Avec chacun la ministre échangera un petit mot, avant de récupérer l’ensemble des revendications, et de lâcher un peu plus tard, « je comprends que le manque de personnel aboutit à un glissement des tâches. » C’est à dire que les agents hospitaliers effectuent des tâches pour lesquelles ils ne sont pas compétents, comme nous l’explique un aide-soignant : « J’effectue des glycémies capilaires, ce qui est interdit dans le protocole de ma profession. »
« Sur le fil du rasoir »
Lors de sa visite d’installations aux normes, la visite entendra Catherine Barbezieux, la directrice du CHM lui expliquer, malgré les temporisation du directeur de l’Agence Régionale de Santé Océan Indien (ARS OI), que beaucoup de postes sont occupés par des remplaçants, « en raison d’un turn over très importants », et plus loin, une infirmière lui expliquer être dépassée par les 47.000 consultations médicales par an, « qui ont augmenté de 5.000 en une année », Zabibou Moedanze, Coordinatrice maïeutique, expliquer que les 800 naissances du centre se faisaient sans anesthésiste, sans gynécologue et sans pédiatre, une cadre de santé rapporter les difficultés de se procurer des poches de sang, le pharmacien raconter les 100 patients qui viennent chaque jour chercher des médicaments , « dont 70 à 80% ne sont pas affiliés. Nous faisons de l’humanitaire ». Que résumait Catherine Barbezieux : « Nous sommes en permanence sur le fil du rasoir ».
Face à cette situation de crise, la ministre nous a expliqué ne pas être venue avec des annonces : « Je viens compiler les informations pour bâtir un Plan Santé spécifique pour Mayotte, ce que j’ai entendu et vu aujourd’hui, je ne pourrai pas l’oublier. Je réfléchis à des mesures spécifiques ».
Ne pas brader la santé
Deux solutions s’offrent à elle. Soit proposer des dérogations pour officialiser en quelque sorte ce glissement des tâches, au risque d’être en rupture avec la sécurisation du circuit du médicament en cours à Mayotte, qui permet sa délivrance par des professionnels. Soit mettre les moyens humains et financiers comme elle vient de le faire avec les 50 millions d’euros accordés au CHU de La Réunion.

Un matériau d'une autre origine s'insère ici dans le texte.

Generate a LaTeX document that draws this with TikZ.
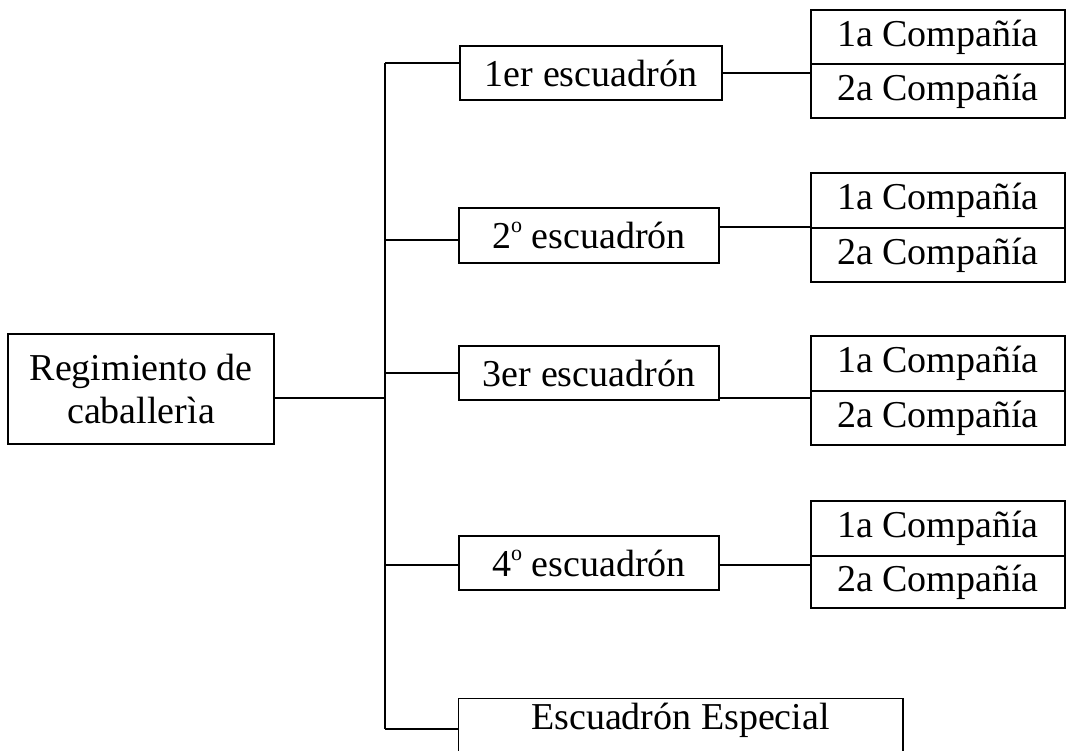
\documentclass[tikz,border=0pt]{standalone}
\usepackage{fontspec}
\setmainfont{Liberation Serif}
\newcommand{\ordo}{\raisebox{0.42em}{\fontsize{22}{22}\selectfont o}}
\begin{document}
\begin{tikzpicture}[x=1pt,y=-1pt,
  bx/.style={draw, line width=1.5pt, inner sep=0pt, font=\fontsize{38}{43}\selectfont, align=center},
  ln/.style={line width=1.5pt}]
\useasboundingbox (0,0) rectangle (1066,751);
% main
\node[bx, minimum width=266pt, minimum height=110pt] (reg) at (141,389) {Regimiento de\\caballerìa};
% squadrons
\node[bx, minimum width=262pt, minimum height=54pt] (e1) at (591,73) {1er escuadrón};
\node[bx, minimum width=260pt, minimum height=55pt] (e2) at (589,235.5) {2\ordo{} escuadrón};
\node[bx, minimum width=260pt, minimum height=54pt] (e3) at (589,373) {3er escuadrón};
\node[bx, minimum width=260pt, minimum height=54pt] (e4) at (589,563) {4\ordo{} escuadrón};
\node[bx, draw=none, minimum width=443pt, minimum height=42pt] (esp) at (680.5,720) {Escuadrón Especial};
\draw[ln] ([yshift=-40pt]esp.south west) -- (esp.north west) -- (esp.north east) -- ([yshift=-40pt]esp.south east);
% companies
\node[bx, minimum width=254pt, minimum height=54pt] (c1a) at (938,37) {1a Compañía};
\node[bx, minimum width=254pt, minimum height=54pt] (c1b) at (938,91) {2a Compañía};
\node[bx, minimum width=254pt, minimum height=55pt] (c2a) at (938,200.5) {1a Compañía};
\node[bx, minimum width=254pt, minimum height=54pt] (c2b) at (938,255) {2a Compañía};
\node[bx, minimum width=254pt, minimum height=55pt] (c3a) at (938,363.5) {1a Compañía};
\node[bx, minimum width=254pt, minimum height=54pt] (c3b) at (938,418) {2a Compañía};
\node[bx, minimum width=254pt, minimum height=55pt] (c4a) at (938,528.5) {1a Compañía};
\node[bx, minimum width=254pt, minimum height=52pt] (c4b) at (938,582) {2a Compañía};
% trunk
\coordinate (t1) at (385,63);
\coordinate (t2) at (385,240);
\coordinate (t3) at (385,373);
\coordinate (tR) at (385,398);
\coordinate (t4) at (385,565);
\coordinate (t5) at (385,729);
\draw[ln] (t1) -- (t5);
\draw[ln] ([yshift=-9pt]reg.east) -- (tR);
\draw[ln] (t1) -- (t1 -| e1.west);
\draw[ln] (t2) -- (t2 -| e2.west);
\draw[ln] (t3) -- (t3 -| e3.west);
\draw[ln] (t4) -- (t4 -| e4.west);
\draw[ln] (t5) -- (t5 -| esp.west);
% squadron to companies
\draw[ln] (e1.east) -- (e1.east -| c1a.west);
\draw[ln] ([yshift=8.5pt]e2.east) -- ([yshift=8.5pt]e2.east -| c2a.west);
\draw[ln] ([yshift=-25pt]e3.east) -- ([yshift=-25pt]e3.east -| c3a.west);
\draw[ln] ([yshift=-2pt]e4.east) -- ([yshift=-2pt]e4.east -| c4a.west);
\end{tikzpicture}
\end{document}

Les statistiques STATISS de l’ARS avaient traduit en chiffre le ressenti des personnels hospitaliers. Il ne faudrait pas qu’un Plan Santé, placé sous l’autorité d’une ARS qui octroie comme nous le soufflait le député Kamardine, 93% de ses ressources à La Réunion et 7% à Mayotte, ait la lenteur d’application du Plan Sécurité, sans quoi les mouvements sociaux risque de se prolonger, les agents ont déjà averti.